If everyday users hold admin rights, one phishing click becomes a full-network compromise.
What strong practice looks like
Separate admin accounts, a password vault / PAM, and no standing local-admin rights.
What this area covers
Do administrators use separate accounts for admin work vs. day-to-day use?
Privileged access is about your most powerful accounts — the “administrator” accounts that can install software, change settings, add or remove users, or reach sensitive systems. These are the IT / system-administrator accounts that run the computers and network, not everyday user logins.
A familiar cousin is a personal password manager (like the saved passwords in your browser or Google account), which stores and protects logins. PAM (Privileged Access Management) is the stronger, business version aimed specifically at those high-power admin accounts — it limits who can use them, tracks what they do, and keeps them from being a single easy target.
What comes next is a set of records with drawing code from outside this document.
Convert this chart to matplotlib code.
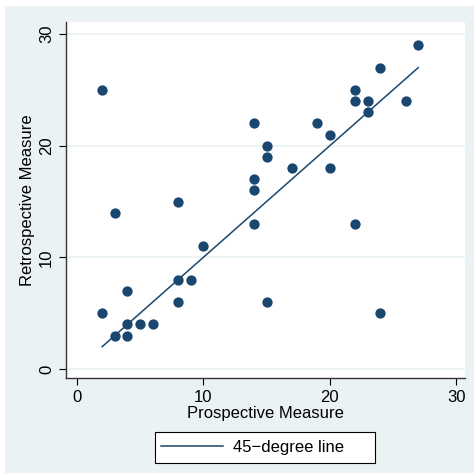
import matplotlib.pyplot as plt
from matplotlib.patches import Rectangle
import numpy as np

# prospective vs retrospective measures
prospective = [2, 2, 3, 3, 4, 4, 4, 5, 6, 8, 8, 8, 9, 10, 14, 14, 14, 14, 15, 15, 15,
               17, 19, 20, 20, 22, 22, 22, 23, 23, 24, 24, 26, 27]
retrospective = [25, 5, 14, 3, 7, 4, 3, 4, 4, 15, 8, 6, 8, 11, 22, 17, 16, 13, 20, 19, 6,
                 18, 22, 21, 18, 25, 24, 13, 24, 23, 27, 5, 24, 29]
line_x = [2, 27]
ticks = [0, 10, 20, 30]

navy = '#1a476f'
bg = '#eaf2f3'

plt.rcParams['font.family'] = ['Liberation Sans', 'DejaVu Sans']

fig = plt.figure(figsize=(4.74, 4.73), dpi=100, facecolor='white')
# Stata-ish outer region, with a thin white strip top and left
fig.patches.append(Rectangle((5 / 474, 0), 1, 1 - 6 / 473, transform=fig.transFigure,
                             facecolor=bg, edgecolor='none', zorder=-10))

ax = fig.add_axes([0.139, 0.201, 0.842, 0.752])
ax.set_zorder(1)
ax.set_facecolor('white')

ax.scatter(prospective, retrospective, s=55, color=navy, zorder=3, linewidths=0)
ax.plot(line_x, line_x, color=navy, lw=1.1, label='45\u2212degree line', zorder=2)

ax.set_xlim(-0.87, 30.7)
ax.set_ylim(-0.8, 31.07)
ax.set_xticks(ticks)
ax.set_yticks(ticks)
ax.set_yticklabels(ticks, rotation=90, va='center')
ax.tick_params(direction='out', length=5, labelsize=12, colors='black')
for y in ticks:
    ax.axhline(y, color=bg, lw=1.2, zorder=1)

for s in ['top', 'right']:
    ax.spines[s].set_visible(False)
for s in ['left', 'bottom']:
    ax.spines[s].set_color('#333333')
    ax.spines[s].set_linewidth(1.0)

ax.set_xlabel('Prospective Measure', fontsize=12, labelpad=1)
ax.set_ylabel('Retrospective Measure', fontsize=12, labelpad=3)

# legend box drawn by hand so it can be wider than its contents, like Stata's
fig.patches.append(Rectangle((155 / 474, 1 - 463 / 473), 220 / 474, 31 / 473,
                             transform=fig.transFigure, facecolor='white',
                             edgecolor='black', lw=0.8, zorder=2))
leg = fig.legend(loc='center left', bbox_to_anchor=(161 / 474, 1 - 447.5 / 473),
                 fontsize=12, frameon=False, handlelength=3.7, handletextpad=0.6,
                 borderpad=0, borderaxespad=0)
leg.set_zorder(3)

fig.savefig('out.png', dpi=100, facecolor='white')
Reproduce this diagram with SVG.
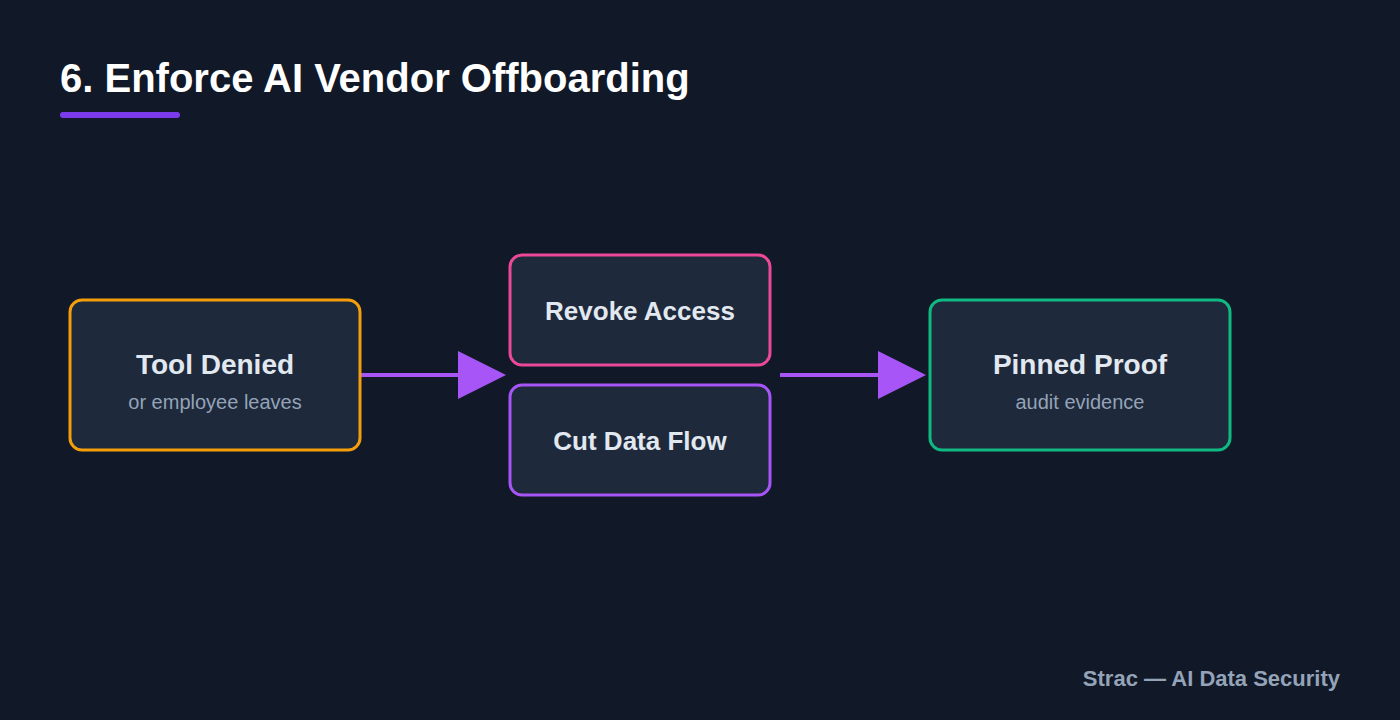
<svg xmlns="http://www.w3.org/2000/svg" width="1400" height="720" viewBox="0 0 1400 720">
<style>
.t{font-family:"Liberation Sans",Arial,sans-serif;font-weight:bold;fill:#e2e8f0;text-anchor:middle}
.s{font-family:"Liberation Sans",Arial,sans-serif;fill:#94a3b8;text-anchor:middle;font-size:20px}
.box{fill:#1e293b;stroke-width:3}
.c{stroke:#a855f7;stroke-width:4;fill:none}
</style>
<defs><marker id="a" markerWidth="12" markerHeight="12" refX="2" refY="6" orient="auto" markerUnits="userSpaceOnUse" viewBox="0 0 12 12"><path d="M0,0L12,6L0,12Z" fill="#a855f7"/></marker>
<marker id="ah" viewBox="0 0 48 48" refX="0" refY="24" markerWidth="48" markerHeight="48" markerUnits="userSpaceOnUse" orient="auto"><path d="M0,0L48,24L0,48Z" fill="#a855f7"/></marker></defs>
<rect width="1400" height="720" fill="#111827"/>
<text x="60" y="92" font-family="Liberation Sans,Arial,sans-serif" font-weight="bold" font-size="40" fill="#ffffff">6. Enforce AI Vendor Offboarding</text>
<rect x="60" y="112" width="120" height="6" rx="3" fill="#7c3aed"/>
<g id="connectors">
<path class="c" d="M360,375H458" marker-end="url(#ah)"/>
<path class="c" d="M780,375H878" marker-end="url(#ah)"/>
</g>
<g id="tool"><rect class="box" x="70" y="300" width="290" height="150" rx="12" stroke="#f59e0b"/><text class="t" x="215" y="374" font-size="28">Tool Denied</text><text class="s" x="215" y="409">or employee leaves</text></g>
<g id="revoke"><rect class="box" x="510" y="255" width="260" height="110" rx="12" stroke="#ec4899"/><text class="t" x="640" y="320" font-size="26">Revoke Access</text></g>
<g id="cut"><rect class="box" x="510" y="385" width="260" height="110" rx="12" stroke="#a855f7"/><text class="t" x="640" y="450" font-size="26">Cut Data Flow</text></g>
<g id="proof"><rect class="box" x="930" y="300" width="300" height="150" rx="12" stroke="#10b981"/><text class="t" x="1080" y="374" font-size="28">Pinned Proof</text><text class="s" x="1080" y="409">audit evidence</text></g>
<text x="1340" y="686" font-family="Liberation Sans,Arial,sans-serif" font-weight="bold" font-size="22" fill="#94a3b8" text-anchor="end">Strac — AI Data Security</text>
</svg>
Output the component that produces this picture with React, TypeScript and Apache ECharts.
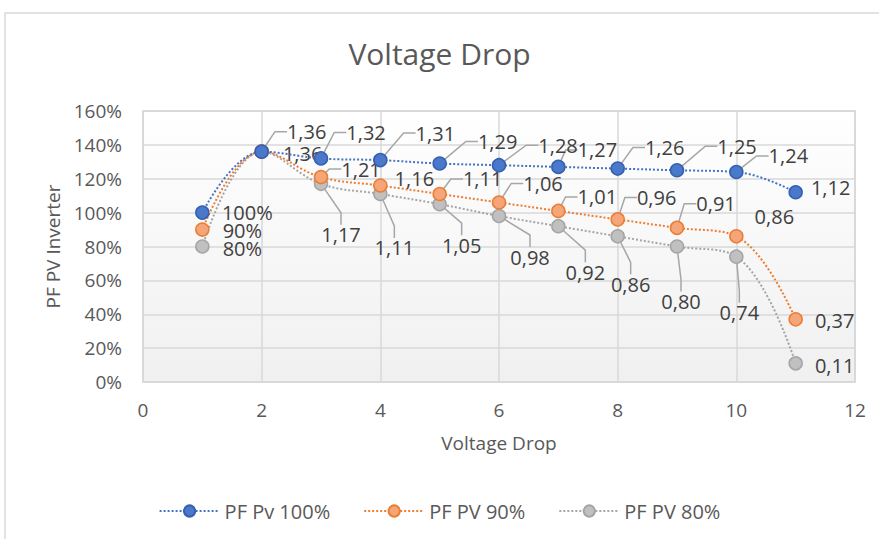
import React, { useEffect, useRef } from "react";
import * as echarts from "echarts";

const xValues = [1, 2, 3, 4, 5, 6, 7, 8, 9, 10, 11];
const seriesNames = ["PF Pv 100%", "PF PV 90%", "PF PV 80%"];
const pf100 = [1.0, 1.36, 1.32, 1.31, 1.29, 1.28, 1.27, 1.26, 1.25, 1.24, 1.12];
const pf90 = [0.9, 1.36, 1.21, 1.16, 1.11, 1.06, 1.01, 0.96, 0.91, 0.86, 0.37];
const pf80 = [0.8, 1.36, 1.17, 1.11, 1.05, 0.98, 0.92, 0.86, 0.8, 0.74, 0.11];
const yTicks = [0, 0.2, 0.4, 0.6, 0.8, 1.0, 1.2, 1.4, 1.6];

// label placement (offset of label centre from its point), null = hidden
const labelOffsets: (number[] | null)[][] = [
  [[45, 0], [45, -20], [45, -26], [55, -27], [58, -22], [59, -20], [39, -17], [47, -21], [60, -24], [52, -16], [35, -5]],
  [[40, 1], [41, 2], [40, -8], [34, -7], [43, -15], [44, -19], [39, -14], [39, -22], [39, -24], [38, -20], [39, 1]],
  [[40, 2], null, [20, 51], [14, 54], [22, 41], [31, 41], [27, 46], [13, 48], [4, 55], [3, 56], [39, 2]],
];
const leaderShown: boolean[][] = [
  [false, true, true, true, true, true, true, true, true, true, false],
  [false, false, true, false, true, true, true, true, true, false, false],
  [false, false, true, true, true, true, true, true, true, true, false],
];

const lineColors = ["#4472C4", "#ED7D31", "#A5A5A5"];
const fillColors = ["#4A78CA", "#F4A57A", "#C0C0C0"];
const borderColors = ["#3560B0", "#ED7D31", "#A5A5A5"];

const FONT = "Open Sans";

export default function App() {
  const ref = useRef<HTMLDivElement>(null);
  useEffect(() => {
    if (!ref.current) return;
    const chart = echarts.init(ref.current, undefined, { renderer: "svg" });
    const values = [pf100, pf90, pf80];
    const series = values.map((vals, si) => ({
      name: seriesNames[si],
      type: "line",
      smooth: 0.4,
      symbol: "circle",
      symbolSize: 13,
      z: 3 - si,
      lineStyle: { color: lineColors[si], width: 2, type: [2, 2] },
      itemStyle: { color: fillColors[si], borderColor: borderColors[si], borderWidth: 1.5 },
      label: {
        show: true,
        position: "inside",
        color: "#404040",
        fontFamily: FONT,
        fontSize: 20,
        formatter: (p: any) => {
          const v = p.value[1];
          return p.dataIndex === 0 ? Math.round(v * 100) + "%" : v.toFixed(2).replace(".", ",");
        },
      },
      labelLine: { show: true, length2: 12, lineStyle: { color: "#A6A6A6", width: 1.5 } },
      labelLayout: (params: any) => {
        const off = labelOffsets[si][params.dataIndex];
        if (!off) return {};
        return { dx: off[0], dy: off[1] };
      },
      data: vals.map((v, i) => ({
        value: [xValues[i], v],
        label: { show: labelOffsets[si][i] !== null },
        labelLine: { show: leaderShown[si][i] },
      })),
    }));

    chart.setOption({
      animation: false,
      backgroundColor: "#ffffff",
      textStyle: { fontFamily: FONT },
      title: {
        text: "Voltage Drop",
        left: "center",
        top: 33,
        textStyle: { color: "#595959", fontSize: 30, fontWeight: "normal", fontFamily: FONT },
      },
      graphic: [
        {
          type: "rect",
          shape: { x: 5, y: 13, width: 900, height: 600 },
          style: { fill: "none", stroke: "#D9D9D9", lineWidth: 1.5 },
          silent: true,
          z: -10,
        },
      ],
      grid: {
        left: 143,
        right: 24,
        top: 111,
        bottom: 157,
        show: true,
        borderColor: "#D0D0D0",
        borderWidth: 1.5,
        backgroundColor: {
          type: "linear",
          x: 0, y: 0, x2: 0, y2: 1,
          colorStops: [
            { offset: 0, color: "#FFFFFF" },
            { offset: 1, color: "#F0F0F0" },
          ],
        },
      },
      xAxis: {
        type: "value",
        min: 0,
        max: 12,
        interval: 2,
        name: "Voltage Drop",
        nameLocation: "middle",
        nameGap: 51,
        nameTextStyle: { color: "#595959", fontSize: 19, fontFamily: FONT },
        axisLine: { show: false },
        axisTick: { show: false },
        axisLabel: { color: "#595959", fontSize: 19, margin: 18, fontFamily: FONT },
        splitLine: { show: true, lineStyle: { color: "#D9D9D9", width: 1.5 } },
      },
      yAxis: {
        type: "value",
        min: yTicks[0],
        max: yTicks[yTicks.length - 1],
        interval: 0.2,
        name: "PF PV Inverter",
        nameLocation: "middle",
        nameGap: 78,
        nameTextStyle: { color: "#595959", fontSize: 19, fontFamily: FONT },
        axisLine: { show: false },
        axisTick: { show: false },
        axisLabel: {
          color: "#595959",
          fontSize: 19,
          margin: 21,
          fontFamily: FONT,
          formatter: (v: number) => Math.round(v * 100) + "%",
        },
        splitLine: { show: true, lineStyle: { color: "#D9D9D9", width: 1.5 } },
      },
      legend: {
        data: seriesNames,
        left: "center",
        top: 496,
        itemWidth: 60,
        itemHeight: 14,
        itemGap: 33,
        textStyle: { color: "#595959", fontSize: 20, fontFamily: FONT },
      },
      series,
    });
    return () => chart.dispose();
  }, []);
  return (
    <div
      ref={ref}
      style={{ position: "fixed", left: 0, top: 0, width: 879, height: 539 }}
    />
  );
}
Carriers ask because admin accounts are what attackers hunt for — one compromised admin account can unlock everything.
Also covered in this area
- Is a password vault or PAM solution in use?
- Are standard users prevented from having local admin rights?
- Are local admin accounts unique and complex (not shared)?
This library is general education, not advice about your specific organization. It describes what each control is and what strong practice looks like; whether and how any of it applies to you is your decision, in consultation with your carrier, broker, or counsel.